• _Data extract_
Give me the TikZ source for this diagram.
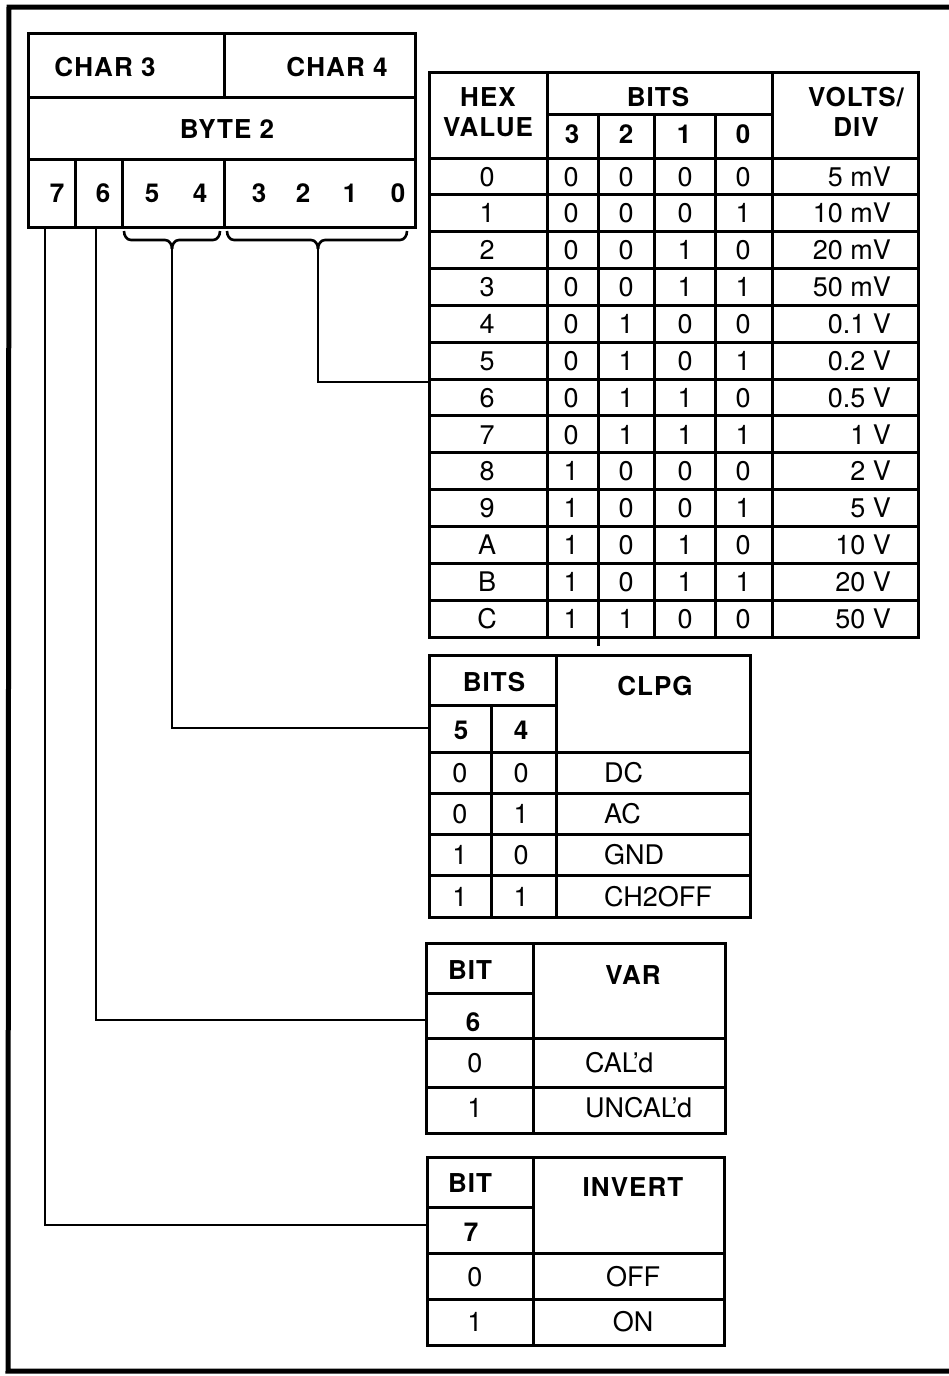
\documentclass[tikz,border=0pt]{standalone}
\usepackage{fontspec}
\setmainfont{TeX Gyre Heros}
\newfontfamily\hbf[LetterSpace=4.0]{TeX Gyre Heros}
\begin{document}
\begin{tikzpicture}[x=1pt,y=-1pt,
  tl/.style={line width=3pt},
  conn/.style={line width=2.6pt},
  frame/.style={line width=5pt},
  lab/.style={inner sep=0pt, font=\fontsize{27}{31}\selectfont, text height=19.4pt, text depth=0pt},
  hd/.style={lab, font=\fontsize{26}{30}\selectfont\hbf\bfseries, text height=18.7pt}]
\useasboundingbox (0,0) rectangle (949,1376);
% outer frame
\draw[frame] (960,7) -- (9,7) -- (8,1371) -- (960,1371);

% ---------- byte box ----------
\draw[tl] (28,33) rectangle (415,227);
\draw[tl] (28,97) -- (415,97);
\draw[tl] (28,159) -- (415,159);
\draw[tl] (224,33) -- (224,97);
\draw[tl] (75,159) -- (75,227);
\draw[tl] (122,159) -- (122,227);
\draw[tl] (224,159) -- (224,227);
\node[hd] (char3) at (105,67) {CHAR 3};
\node[hd] (char4) at (337,67) {CHAR 4};
\node[hd] (byte2) at (227,129) {BYTE 2};
\node[hd] (bb7) at (57,193) {7};
\node[hd] (bb6) at (103,193) {6};
\node[hd] (bb5) at (152,193) {5};
\node[hd] (bb4) at (200,193) {4};
\node[hd] (bb3) at (259,193) {3};
\node[hd] (bb2) at (303,193) {2};
\node[hd] (bb1) at (350,193) {1};
\node[hd] (bb0) at (398,193) {0};

% connector end points
\coordinate (b7) at (45,227);
\coordinate (b6) at (96,227);
\coordinate (t54) at (172,249);
\coordinate (t30) at (318,249);
\coordinate (inv) at (427,1225);
\coordinate (var) at (426,1020);
\coordinate (clpg) at (429,728);
\coordinate (hex) at (429,382);

% braces
\draw[conn] (124,231) to[out=-90,in=180] (131,240) -- (165,240) to[out=0,in=90] (t54);
\draw[conn] (220,231) to[out=-90,in=0] (213,240) -- (179,240) to[out=180,in=90] (t54);
\draw[conn] (227,231) to[out=-90,in=180] (234,240) -- (311,240) to[out=0,in=90] (t30);
\draw[conn] (407,231) to[out=-90,in=0] (400,240) -- (325,240) to[out=180,in=90] (t30);

% connectors
\draw[conn] (b7) |- (inv);
\draw[conn] (b6) |- (var);
\draw[conn] (t54) |- (clpg);
\draw[conn] (t30) |- (hex);

% ---------- HEX table ----------
\def\rh{36.85}
\draw[tl] (429,72) rectangle (918,637);
\draw[tl] (547,72) -- (547,637);
\draw[tl] (772,72) -- (772,637);
\draw[tl] (547,114) -- (772,114);
\draw[tl] (598,114) -- (598,646);
\draw[tl] (654,114) -- (654,637);
\draw[tl] (715,114) -- (715,637);
\draw[tl] (429,158) -- (918,158);
\foreach \i in {1,...,12} \draw[tl] (429,158+\i*\rh) -- (918,158+\i*\rh);
\node[hd] (hexh) at (488,97) {HEX};
\node[hd] (valh) at (488,127) {VALUE};
\node[hd] (bitsh) at (658,97) {BITS};
\node[hd] (h3) at (572,134) {3};
\node[hd] (h2) at (626,134) {2};
\node[hd] (h1) at (684,134) {1};
\node[hd] (h0) at (743,134) {0};
\node[hd] (volth) at (856,97) {VOLTS/};
\node[hd] (divh) at (856,127) {DIV};
\foreach \hx/\ba/\bb/\bc/\bd/\vv [count=\i from 0] in
  {0/0/0/0/0/5 mV, 1/0/0/0/1/10 mV, 2/0/0/1/0/20 mV, 3/0/0/1/1/50 mV,
   4/0/1/0/0/0.1 V, 5/0/1/0/1/0.2 V, 6/0/1/1/0/0.5 V, 7/0/1/1/1/1 V,
   8/1/0/0/0/2 V, 9/1/0/0/1/5 V, A/1/0/1/0/10 V, B/1/0/1/1/20 V, C/1/1/0/0/50 V}{
  \pgfmathsetmacro{\yy}{158+(\i+0.5)*\rh}
  \node[lab] (hx\i) at (487,\yy) {\hx};
  \node[lab] (ba\i) at (571,\yy) {\ba};
  \node[lab] (bb\i) at (626,\yy) {\bb};
  \node[lab] (bc\i) at (685,\yy) {\bc};
  \node[lab] (bd\i) at (743,\yy) {\bd};
  \node[lab,anchor=east] (vv\i) at (891,\yy) {\vv};
}

% ---------- CLPG table ----------
\draw[tl] (429,655) rectangle (750,917);
\draw[tl] (556,655) -- (556,917);
\draw[tl] (429,705) -- (556,705);
\draw[tl] (491,705) -- (491,917);
\draw[tl] (429,752) -- (750,752);
\foreach \i in {1,2,3} \draw[tl] (429,752+\i*41.25) -- (750,752+\i*41.25);
\node[hd] (cbits) at (494,682) {BITS};
\node[hd] (clpgh) at (655,686) {CLPG};
\node[hd] (c5) at (461,730) {5};
\node[hd] (c4) at (521,730) {4};
\foreach \a/\b/\t [count=\i from 0] in {0/0/DC, 0/1/AC, 1/0/GND, 1/1/CH2OFF}{
  \pgfmathsetmacro{\yy}{752+(\i+0.5)*41.25}
  \node[lab] (ca\i) at (460,\yy) {\a};
  \node[lab] (cb\i) at (521,\yy) {\b};
  \node[lab,anchor=west] (ct\i) at (604,\yy) {\t};
}

% ---------- VAR table ----------
\draw[tl] (426,943) rectangle (725,1133);
\draw[tl] (533,943) -- (533,1133);
\draw[tl] (426,993) -- (533,993);
\draw[tl] (426,1038) -- (725,1038);
\draw[tl] (426,1087) -- (725,1087);
\node[hd] (vbit) at (470,970) {BIT};
\node[hd] (varh) at (633,975) {VAR};
\node[hd] (v6) at (473,1022) {6};
\node[lab] (v0) at (475,1063) {0};
\node[lab] (v1) at (475,1108) {1};
\node[lab,anchor=west] (vcal) at (585,1063) {CAL’d};
\node[lab,anchor=west] (vuncal) at (585,1108) {UNCAL’d};

% ---------- INVERT table ----------
\draw[tl] (427,1157) rectangle (724,1345);
\draw[tl] (533,1157) -- (533,1345);
\draw[tl] (427,1207) -- (533,1207);
\draw[tl] (427,1253) -- (724,1253);
\draw[tl] (427,1299) -- (724,1299);
\node[hd] (ibit) at (470,1183) {BIT};
\node[hd] (invh) at (633,1187) {INVERT};
\node[hd] (i7) at (471,1232) {7};
\node[lab] (i0) at (475,1277) {0};
\node[lab] (i1) at (475,1322) {1};
\node[lab] (ioff) at (633,1277) {OFF};
\node[lab] (ion) at (633,1322) {ON};
\end{tikzpicture}
\end{document}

• _Problem to solve_
Starting at the first line of the material, output exactly the lines up to and including the one with "(8,1371) -- (960,1371);". Do not include the pictures.

• _Task output_
Give me the TikZ source for this diagram.
\documentclass[tikz,border=0pt]{standalone}
\usepackage{fontspec}
\setmainfont{TeX Gyre Heros}
\newfontfamily\hbf[LetterSpace=4.0]{TeX Gyre Heros}
\begin{document}
\begin{tikzpicture}[x=1pt,y=-1pt,
  tl/.style={line width=3pt},
  conn/.style={line width=2.6pt},
  frame/.style={line width=5pt},
  lab/.style={inner sep=0pt, font=\fontsize{27}{31}\selectfont, text height=19.4pt, text depth=0pt},
  hd/.style={lab, font=\fontsize{26}{30}\selectfont\hbf\bfseries, text height=18.7pt}]
\useasboundingbox (0,0) rectangle (949,1376);
% outer frame
\draw[frame] (960,7) -- (9,7) -- (8,1371) -- (960,1371);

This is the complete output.